新型エンジンと成長
出典: フリー百科事典『ウィキペディア(Wikipedia)』 (2019/01/26 03:54 UTC 版)
ライレーは1920年代から1930年代にかけて急速に成長する。パーシー・ライレーは1926年に新型車向けのエンジンとして、ハイカムシャフトのOHV方式だが、給排気弁それぞれに専用のカムを持つ独特のツインカムOHVエンジンを開発した。燃焼効率の良い半球型燃焼室(Hemispherical Combustion Chamber ヘミヘッド)とクロスフロー給排気などのDOHCエンジンに近い機能が実現された。 この時代のSOHC・DOHCエンジンにおいては、カムシャフトの駆動について重量・騒音のかさむシャフトないしギア、または耐久性にリスクを抱える長大なチェーンのいずれかを用いねばならなかった。ツインハイカムシャフトOHVはこのカムシャフト駆動問題を、当時既に一般的なレイアウトであったOHVの応用で回避したものである。外見はDOHCエンジンに類似した吸排気2列のヘッドカバーを持ち、その後1957年までのライレー車に共通して使われるレイアウトになった。 ツインカムOHVは1930年代にかけてのライレー車のほとんどに搭載され、同時代の競合車と比べ卓越した高性能をライレー車にもたらした。

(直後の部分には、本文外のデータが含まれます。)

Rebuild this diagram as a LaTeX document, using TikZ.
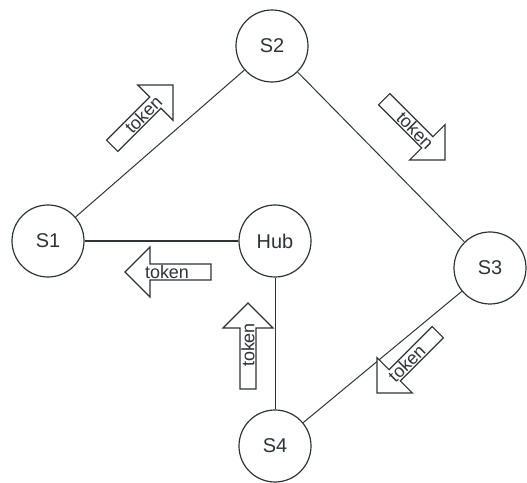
\documentclass[tikz,border=0pt]{standalone}
\usepackage{fontspec}
\setmainfont{Liberation Sans}
\definecolor{ink}{HTML}{2E3436}
\tikzset{
  station/.style={circle, draw=ink, line width=1.2bp, minimum size=72bp, inner sep=0pt,
    font=\fontsize{20}{20}\selectfont, text=ink},
  link/.style={draw=ink, line width=1bp},
  hublink/.style={draw=ink, line width=2.6bp},
  tokshape/.style={draw=ink, line width=1.2bp, fill=white, line join=miter},
  toktext/.style={font=\fontsize{18}{18}\selectfont, text=ink, inner sep=0pt}
}
% hollow block arrow with "token" written in its shaft; #1 = tip, #2 = heading, #3 = text angle, #4 = name
\newcommand{\tokenarrow}[4]{%
  \begin{scope}[shift={#1}, rotate=#2]
    \draw[tokshape] (0,0) -- (-25,25) -- (-25,8) -- (-86,8) -- (-86,-8) -- (-25,-8) -- (-25,-25) -- cycle;
    \node[toktext, rotate=#3] (#4) at (-42,0) {token};
  \end{scope}}
\begin{document}
\begin{tikzpicture}[x=1bp, y=1bp]
  \useasboundingbox (0,0) rectangle (527,483);
  % stations of the ring and the hub
  \node[station] (s1)  at (48,242)  {S1};
  \node[station] (s2)  at (272,437) {S2};
  \node[station] (s3)  at (490,215) {S3};
  \node[station] (s4)  at (275,37)  {S4};
  \node[station] (hub) at (275,242) {Hub};
  % ring links
  \draw[link] (s1) -- (s2);
  \draw[link] (s2) -- (s3);
  \draw[link] (s3) -- (s4);
  \draw[link] (s4) -- (hub);
  \draw[hublink] (hub) -- (s1);
  % token passing direction
  \tokenarrow{(173,398)}{45}{45}{t12}
  \tokenarrow{(445,323)}{-45}{-45}{t23}
  \tokenarrow{(377,90)}{-135}{45}{t34}
  \tokenarrow{(248,180)}{90}{90}{t4h}
  \tokenarrow{(125,211)}{180}{0}{th1}
\end{tikzpicture}
\end{document}
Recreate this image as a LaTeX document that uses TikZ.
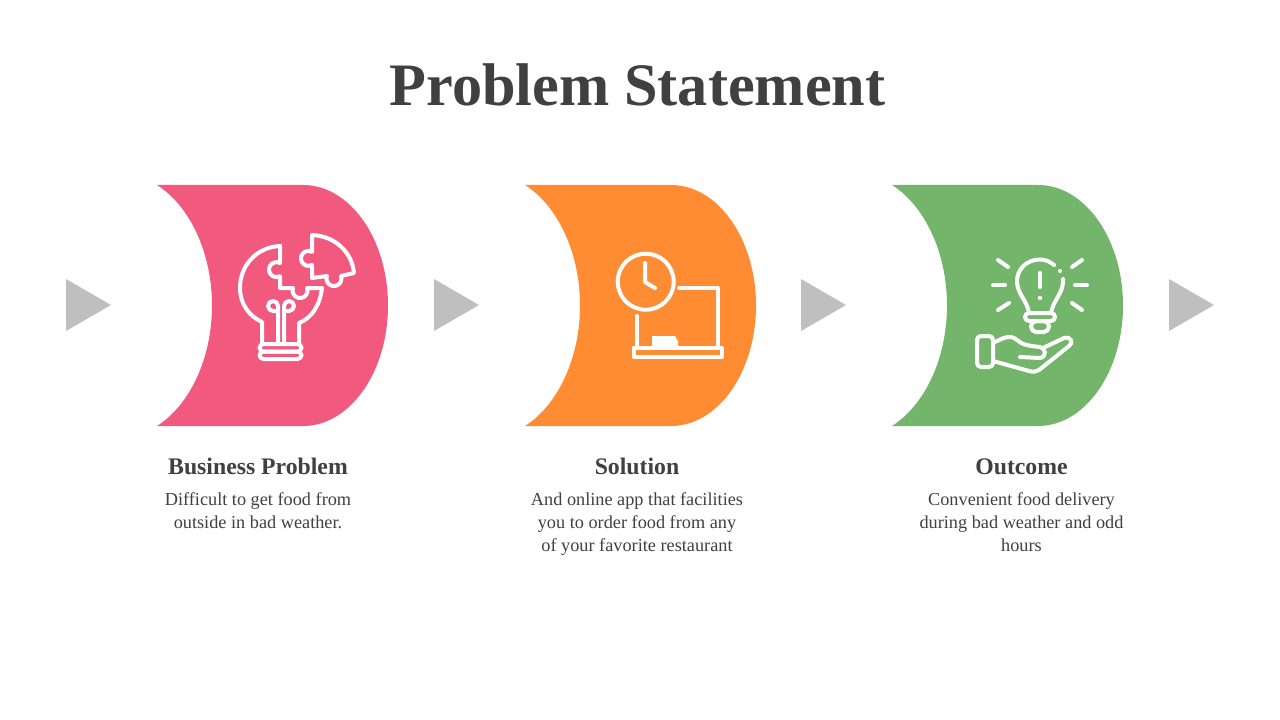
\documentclass[tikz,border=0pt]{standalone}
\usepackage{fontspec}
\setmainfont{Liberation Serif}
\definecolor{ink}{HTML}{404040}
\definecolor{pinkc}{HTML}{F15A7E}
\definecolor{orangec}{HTML}{FF8C33}
\definecolor{greenc}{HTML}{74B56C}
\definecolor{grayc}{HTML}{BFBFBF}
\tikzset{
  panel/.pic={\fill[pic actions] (157,185) -- (303,185) .. controls (350,185) and (388,239) .. (388,305.5) .. controls (388,372) and (350,426) .. (303,426) -- (157,426) .. controls (190,405) and (212,358) .. (212,305.5) .. controls (212,253) and (190,206) .. (157,185) -- cycle;},
  tri/.pic={\fill[grayc] (66,279) -- (111,305) -- (66,331) -- cycle;},
  icon/.style={draw=white,line width=3pt,line cap=round,line join=round},
  titletext/.style={text=ink,font=\fontsize{45.2}{50}\selectfont\bfseries,anchor=base},
  headtext/.style={text=ink,font=\fontsize{17.8}{20}\selectfont\bfseries,anchor=base},
  bodytext/.style={text=ink,font=\fontsize{13.7}{17.25}\selectfont,align=center,anchor=base}
}
\begin{document}
\begin{tikzpicture}[x=0.75pt,y=-0.75pt]
\useasboundingbox (0,0) rectangle (1280,720);
\fill[white] (0,0) rectangle (1280,720);
\node[titletext] (title) at (637.5,105.5) {Problem Statement};
% panels
\pic[fill=pinkc] at (0,0) {panel};
\pic[fill=orangec] at (368,0) {panel};
\pic[fill=greenc] at (735,0) {panel};
% triangles
\pic at (0,0) {tri};
\pic at (368,0) {tri};
\pic at (735,0) {tri};
\pic at (1103,0) {tri};
% icon 1
\draw[icon] (280,246) .. controls (257,247) and (240,265) .. (240,288) .. controls (240,304) and (249,316) .. (262,322) -- (262,344);
\draw[icon] (280,246) -- (280,263) arc[start angle=-62,end angle=-298,radius=7.5] -- (280,288) -- (293,288) arc[start angle=200,end angle=-20,radius=7.5] -- (322,288) .. controls (320,305) and (312,318) .. (299,323) -- (299,344);
\draw[icon] (278,344) -- (278,306) arc[start angle=0,end angle=-270,radius=5] -- (278,311);
\draw[icon] (284,344) -- (284,306) arc[start angle=180,end angle=450,radius=5] -- (284,311);
\draw[icon,rounded corners=3pt] (259.5,344) rectangle (301.5,351.5);
\draw[icon,rounded corners=3pt] (259.5,351.5) rectangle (301.5,359);
\draw[icon] (312,235) .. controls (335,236) and (352,252) .. (354,273) -- (341,276) arc[start angle=-20,end angle=200,radius=7.5] -- (312,278) -- (312,265) arc[start angle=62,end angle=298,radius=7.5] -- cycle;
% icon 2
\draw[icon] (645.7,281.7) circle[radius=28];
\draw[icon] (645,263) -- (645,282) -- (655,288);
\draw[icon] (679,288) -- (717.7,288) -- (717.7,347.5);
\draw[icon] (637,316) -- (637,347.5);
\draw[icon] (633.5,347.5) rectangle (721.5,357);
\fill[white] (652,336) -- (675,336) -- (678,341) -- (678,347) -- (652,347) -- cycle;
% icon 3
\draw[icon] (1054,265) .. controls (1049,261) and (1045,259.5) .. (1040,259.5) .. controls (1026,259.5) and (1017,270) .. (1017,281) .. controls (1017,294) and (1027,300) .. (1029,313);
\draw[icon] (1063,279) .. controls (1064,293) and (1053,300) .. (1051,313);
\fill[white] (1060,271) circle[radius=2];
\draw[icon] (1040,273) -- (1040,287);
\fill[white] (1040,298) circle[radius=2.2];
\draw[icon,rounded corners=3pt] (1025,313) rectangle (1055,321);
\draw[icon,rounded corners=4pt] (1031,321) rectangle (1049,332);
\draw[icon] (993,285) -- (1005,285);
\draw[icon] (998,260) -- (1008,267);
\draw[icon] (998,310) -- (1009,303);
\draw[icon] (1075,285) -- (1087,285);
\draw[icon] (1072,267) -- (1082,260);
\draw[icon] (1072,303) -- (1082,310);
\draw[icon,rounded corners=3pt] (977,336) rectangle (993,367);
\draw[icon] (993,343) .. controls (1003,338) and (1010,334) .. (1017,340) .. controls (1022,345) and (1030,346) .. (1040,347) .. controls (1046,348) and (1047,357) .. (1040,358) -- (1020,357);
\draw[icon] (1043,348) -- (1064,338) .. controls (1071,336) and (1074,343) .. (1069,346) -- (1039,370) .. controls (1036,372) and (1033,372) .. (1029,371) -- (993,361);
% text
\node[headtext] (h1) at (258,474) {Business Problem};
\node[headtext] (h2) at (637,474) {Solution};
\node[headtext] (h3) at (1021.5,474) {Outcome};
\node[bodytext] (b1) at (258,528) {Difficult to get food from\\outside in bad weather.};
\node[bodytext] (b2) at (637,551) {And online app that facilities\\you to order food from any\\of your favorite restaurant};
\node[bodytext] (b3) at (1021.5,551) {Convenient food delivery\\during bad weather and odd\\hours};
\end{tikzpicture}
\end{document}
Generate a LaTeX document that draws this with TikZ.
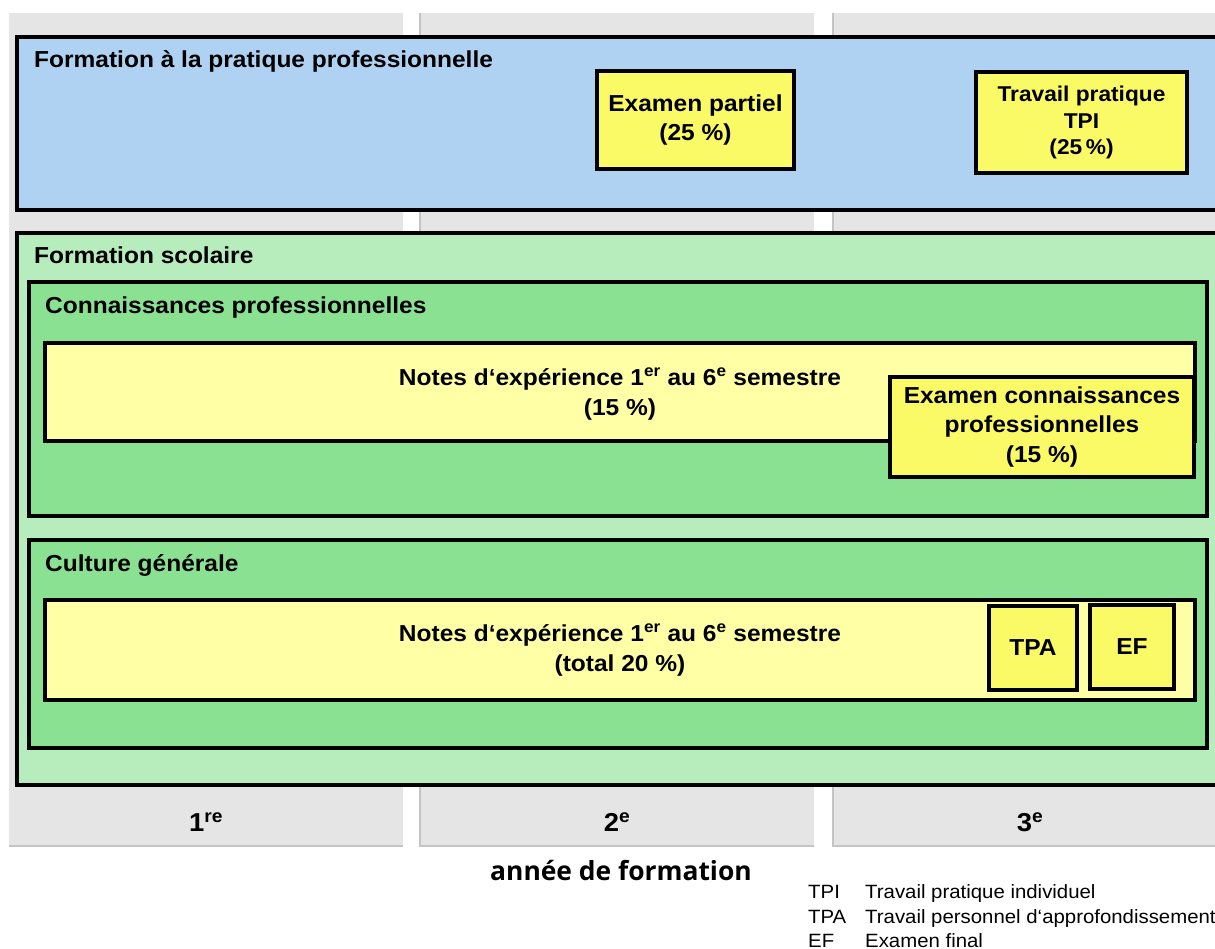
\documentclass[tikz,border=0pt]{standalone}
\usepackage{fontspec}
\setmainfont{Liberation Sans}[FakeStretch=1.06]
\newfontfamily\osans{Open Sans}
\definecolor{bluef}{RGB}{175,210,243}
\definecolor{greenl}{RGB}{183,236,188}
\definecolor{greenm}{RGB}{137,225,145}
\definecolor{yellowp}{RGB}{255,255,166}
\definecolor{yellowf}{RGB}{250,250,102}
\definecolor{colgray}{RGB}{229,229,229}
\definecolor{colline}{RGB}{196,196,196}
\newcommand\bigbf{\fontsize{23.2}{30}\selectfont\bfseries}
\begin{document}
\begin{tikzpicture}[x=1bp,y=-1bp,
  frame/.style={draw=black, line width=4.5bp, inner sep=0pt, outer sep=0pt},
  ybox/.style={frame, fill=yellowf, align=center, font=\bigbf},
  pbox/.style={frame, fill=yellowp, align=center, font=\bigbf},
  ttl/.style={anchor=base west, inner sep=0pt, font=\bigbf},
  yr/.style={inner sep=0pt, font=\fontsize{26}{30}\selectfont\bfseries},
  leg/.style={anchor=base west, inner sep=0pt, font=\fontsize{19.3}{23}\selectfont}]
\useasboundingbox (0,0) rectangle (1215,949);
\clip (0,0) rectangle (1215,949);
% year columns
\fill[colgray] (9,13) rectangle (403,846);
\draw[colline, line width=1.5bp] (9,846) -- (403,846);
\fill[colgray] (420,13) rectangle (814,846);
\draw[colline, line width=1.5bp] (420,13) -- (420,846) -- (814,846);
\fill[colgray] (833,13) rectangle (1230,846);
\draw[colline, line width=1.5bp] (833,13) -- (833,846) -- (1230,846);
% practical training
\node[frame, fill=bluef, minimum width=1213bp, minimum height=173bp] (prat) at (623.5,123.5) {};
\node[ttl] (pratT) at (34,67) {Formation à la pratique professionnelle};
\node[ybox, minimum width=197bp, minimum height=98bp] (ep) at (695.5,120) {Examen partiel\\(25 \%)};
\node[ybox, minimum width=211bp, minimum height=101bp, font=\fontsize{21.5}{27}\selectfont\bfseries] (tpi) at (1081.5,122.5) {Travail pratique\\TPI\\(25\,\%)};
% school
\node[frame, fill=greenl, minimum width=1213bp, minimum height=552bp] (scol) at (623.5,509) {};
\node[ttl] (scolT) at (34,263) {Formation scolaire};
\node[frame, fill=greenm, minimum width=1178bp, minimum height=234bp] (conn) at (618,399) {};
\node[ttl] (connT) at (45,313) {Connaissances professionnelles};
\node[pbox, minimum width=1150bp, minimum height=98bp, text depth=0pt] (n1) at (620,392) {Notes d‘expérience 1\textsuperscript{er} au 6\textsuperscript{e} semestre\\(15 \%)};
\node[ybox, minimum width=304bp, minimum height=100bp] (ek) at (1042,427) {Examen connaissances\\professionnelles\\(15 \%)};
\node[frame, fill=greenm, minimum width=1178bp, minimum height=208bp] (cult) at (618,644) {};
\node[ttl] (cultT) at (45,571) {Culture générale};
\node[pbox, minimum width=1150bp, minimum height=100bp] (n2) at (620,650) {Notes d‘expérience 1\textsuperscript{er} au 6\textsuperscript{e} semestre\\(total 20 \%)};
\node[ybox, minimum width=88bp, minimum height=84bp] (tpa) at (1033,648) {TPA};
\node[ybox, minimum width=84bp, minimum height=84bp] (ef) at (1132,647) {EF};
% year labels
\node[yr] (y1) at (206,822) {1\textsuperscript{re}};
\node[yr] (y2) at (617,822) {2\textsuperscript{e}};
\node[yr] (y3) at (1030,822) {3\textsuperscript{e}};
\node[inner sep=0pt, font=\osans\bfseries\fontsize{26.5}{30}\selectfont] (annee) at (621,871) {année de formation};
% legend
\node[leg] (l1a) at (808,898) {TPI};
\node[leg] (l1b) at (865,898) {Travail pratique individuel};
\node[leg] (l2a) at (808,923) {TPA};
\node[leg] (l2b) at (865,923) {Travail personnel d‘approfondissement};
\node[leg] (l3a) at (808,947) {EF};
\node[leg] (l3b) at (865,947) {Examen final};
\end{tikzpicture}
\end{document}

最初にこのタイプのエンジンを搭載して1926年に発売された1100cc車「ナイン」は、低いシャーシとあいまって操縦性のよい小型高性能車で、1930年代中期まで長く生産され、ライレーの名声を高めた。 ライレー・エンジンでは4気筒、6気筒、8気筒エンジン(――すべて、贅沢なツインカムOHV方式である)を生産、ミッドランドでは1ダース以上のバリエーションがある多様なボディを生産していた。誇張ではなく、この時点でライレーのボディバリエーションは、以下のごとく多数に上った。 サルーン: Adelphi, Deauville, Falcon, Kestrel, Mentone, Merlin, Monaco, Stelvio クーペ: Ascot, Lincock, Gamecock ツーリング: Alpine, Lynx スポーツ: Brooklands, Imp, MPH, Sprite リムジン: Edinburgh, Winchester 4気筒、6気筒の各モデルには顧客の好みで自在にボディを架装でき、保守的セダンからスポーティなレーシングボディまであらゆるものが揃っていた。上記の中でもサルーンボディの「ファルコン」「ケストレル」、スポーツ系の「ブルックランズ」「MPH」などは特に傑作と言えるレディメイドデザインである。 だが中規模のメーカーであるにも関わらずこのように際限なくモデル数を増やしたことは、熟練工の人件費が比較的安かった当時のイギリスでも賢明な販売策とは言えず、1936年頃にはモデル増大の一方で、それら多彩なボディ相互で共通の部品はほとんどないという状況になり、生産コストは過大となっていた。